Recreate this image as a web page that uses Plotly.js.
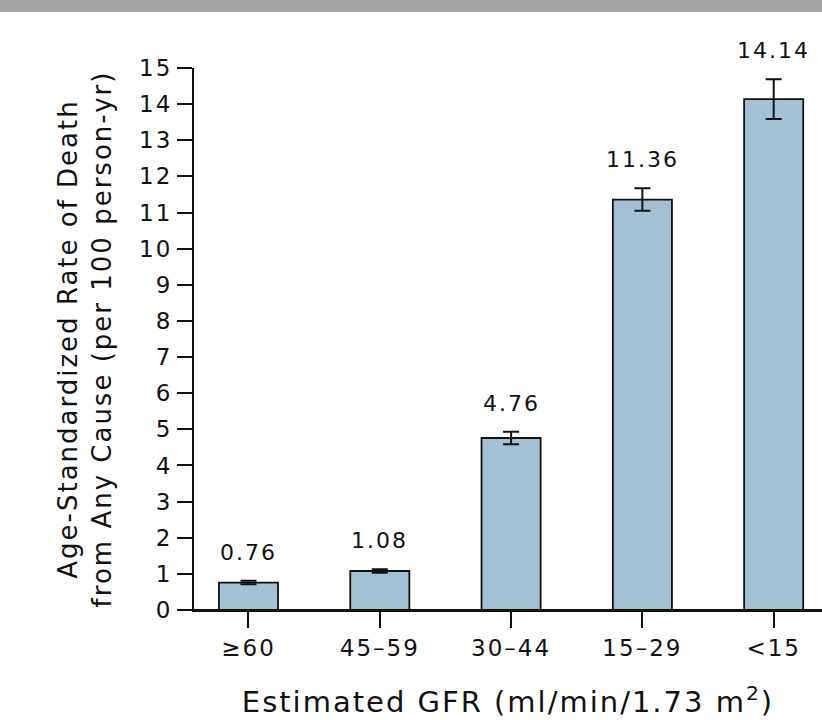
<!DOCTYPE html>
<html>
<head>
<meta charset="utf-8">
<script src="https://cdn.plot.ly/plotly-3.0.1.min.js"></script>
<style>
  html, body { margin: 0; padding: 0; background: #ffffff; }
  #chart { width: 822px; height: 720px; }
  #chart .main-svg text { letter-spacing: 2px; }
</style>
</head>
<body>
<div id="chart"></div>
<script>
// Data
const categories = ["\u226560", "45\u201359", "30\u201344", "15\u201329", "<15"];
const deathRates = [0.76, 1.08, 4.76, 11.36, 14.14];
const errorHalfWidths = [0.05, 0.05, 0.17, 0.31, 0.55];
const valueLabels = ["0.76", "1.08", "4.76", "11.36", "14.14"];
const yTickValues = [0, 1, 2, 3, 4, 5, 6, 7, 8, 9, 10, 11, 12, 13, 14, 15];

const FONT = "DejaVu Sans, Noto Sans, sans-serif";
const TXT = "#111111";

const trace = {
  type: "bar",
  x: categories,
  y: deathRates,
  width: 0.45,
  marker: { color: "#a4c1d3", line: { color: "#111111", width: 1.8 } },
  error_y: {
    type: "data",
    array: errorHalfWidths,
    visible: true,
    color: "#111111",
    thickness: 2,
    width: 8
  },
  hoverinfo: "x+y"
};

const annotations = categories.map((c, i) => ({
  x: c,
  y: deathRates[i] + errorHalfWidths[i],
  xref: "x",
  yref: "y",
  text: valueLabels[i],
  showarrow: false,
  yanchor: "bottom",
  yshift: 14,
  font: { family: FONT, size: 22, color: TXT }
}));

const layout = {
  width: 822,
  height: 720,
  margin: { l: 194, r: 0, t: 68, b: 110 },
  paper_bgcolor: "#ffffff",
  plot_bgcolor: "#ffffff",
  showlegend: false,
  bargap: 0.55,
  font: { family: FONT, size: 22, color: TXT },
  xaxis: {
    type: "category",
    range: [-0.415, 4.368],
    showgrid: false,
    zeroline: false,
    showline: true,
    linecolor: "#111111",
    linewidth: 2,
    ticks: "outside",
    ticklen: 16,
    tickwidth: 2,
    tickcolor: "#111111",
    tickfont: { family: FONT, size: 23, color: TXT },
    automargin: false,
    title: {
      text: "Estimated GFR (ml/min/1.73 m<sup>2</sup>)",
      font: { family: FONT, size: 29, color: TXT },
      standoff: 32
    }
  },
  yaxis: {
    range: [0, 15],
    tickvals: yTickValues,
    showgrid: false,
    zeroline: false,
    showline: true,
    linecolor: "#111111",
    linewidth: 2,
    ticks: "outside",
    ticklen: 15,
    tickwidth: 2,
    tickcolor: "#111111",
    tickfont: { family: FONT, size: 23, color: TXT },
    automargin: false,
    title: {
      text: "Age-Standardized Rate of Death<br>from Any Cause (per 100 person-yr)",
      font: { family: FONT, size: 26, color: TXT },
      standoff: 24
    }
  },
  shapes: [
    {
      type: "rect", xref: "paper", yref: "paper",
      x0: -0.32, x1: 1.01, y0: 1.1033, y1: 1.14,
      fillcolor: "#a4a4a4", line: { width: 0 }, layer: "above"
    },
    {
      type: "line", xref: "paper", yref: "y",
      x0: -0.0255, x1: 1, y0: 0, y1: 0,
      line: { color: "#111111", width: 2 }, layer: "above"
    }
  ],
  annotations: annotations
};

Plotly.newPlot("chart", [trace], layout, { displayModeBar: false, staticPlot: true });
</script>
</body>
</html>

+===+

▶ [GIVEN TASK]: Repeat the material above in full and exactly, omitting the pictures.

▶ [FULL RESPONSE]:
Recreate this image as a web page that uses Plotly.js.
<!DOCTYPE html>
<html>
<head>
<meta charset="utf-8">
<script src="https://cdn.plot.ly/plotly-3.0.1.min.js"></script>
<style>
  html, body { margin: 0; padding: 0; background: #ffffff; }
  #chart { width: 822px; height: 720px; }
  #chart .main-svg text { letter-spacing: 2px; }
</style>
</head>
<body>
<div id="chart"></div>
<script>
// Data
const categories = ["\u226560", "45\u201359", "30\u201344", "15\u201329", "<15"];
const deathRates = [0.76, 1.08, 4.76, 11.36, 14.14];
const errorHalfWidths = [0.05, 0.05, 0.17, 0.31, 0.55];
const valueLabels = ["0.76", "1.08", "4.76", "11.36", "14.14"];
const yTickValues = [0, 1, 2, 3, 4, 5, 6, 7, 8, 9, 10, 11, 12, 13, 14, 15];

const FONT = "DejaVu Sans, Noto Sans, sans-serif";
const TXT = "#111111";

const trace = {
  type: "bar",
  x: categories,
  y: deathRates,
  width: 0.45,
  marker: { color: "#a4c1d3", line: { color: "#111111", width: 1.8 } },
  error_y: {
    type: "data",
    array: errorHalfWidths,
    visible: true,
    color: "#111111",
    thickness: 2,
    width: 8
  },
  hoverinfo: "x+y"
};

const annotations = categories.map((c, i) => ({
  x: c,
  y: deathRates[i] + errorHalfWidths[i],
  xref: "x",
  yref: "y",
  text: valueLabels[i],
  showarrow: false,
  yanchor: "bottom",
  yshift: 14,
  font: { family: FONT, size: 22, color: TXT }
}));

const layout = {
  width: 822,
  height: 720,
  margin: { l: 194, r: 0, t: 68, b: 110 },
  paper_bgcolor: "#ffffff",
  plot_bgcolor: "#ffffff",
  showlegend: false,
  bargap: 0.55,
  font: { family: FONT, size: 22, color: TXT },
  xaxis: {
    type: "category",
    range: [-0.415, 4.368],
    showgrid: false,
    zeroline: false,
    showline: true,
    linecolor: "#111111",
    linewidth: 2,
    ticks: "outside",
    ticklen: 16,
    tickwidth: 2,
    tickcolor: "#111111",
    tickfont: { family: FONT, size: 23, color: TXT },
    automargin: false,
    title: {
      text: "Estimated GFR (ml/min/1.73 m<sup>2</sup>)",
      font: { family: FONT, size: 29, color: TXT },
      standoff: 32
    }
  },
  yaxis: {
    range: [0, 15],
    tickvals: yTickValues,
    showgrid: false,
    zeroline: false,
    showline: true,
    linecolor: "#111111",
    linewidth: 2,
    ticks: "outside",
    ticklen: 15,
    tickwidth: 2,
    tickcolor: "#111111",
    tickfont: { family: FONT, size: 23, color: TXT },
    automargin: false,
    title: {
      text: "Age-Standardized Rate of Death<br>from Any Cause (per 100 person-yr)",
      font: { family: FONT, size: 26, color: TXT },
      standoff: 24
    }
  },
  shapes: [
    {
      type: "rect", xref: "paper", yref: "paper",
      x0: -0.32, x1: 1.01, y0: 1.1033, y1: 1.14,
      fillcolor: "#a4a4a4", line: { width: 0 }, layer: "above"
    },
    {
      type: "line", xref: "paper", yref: "y",
      x0: -0.0255, x1: 1, y0: 0, y1: 0,
      line: { color: "#111111", width: 2 }, layer: "above"
    }
  ],
  annotations: annotations
};

Plotly.newPlot("chart", [trace], layout, { displayModeBar: false, staticPlot: true });
</script>
</body>
</html>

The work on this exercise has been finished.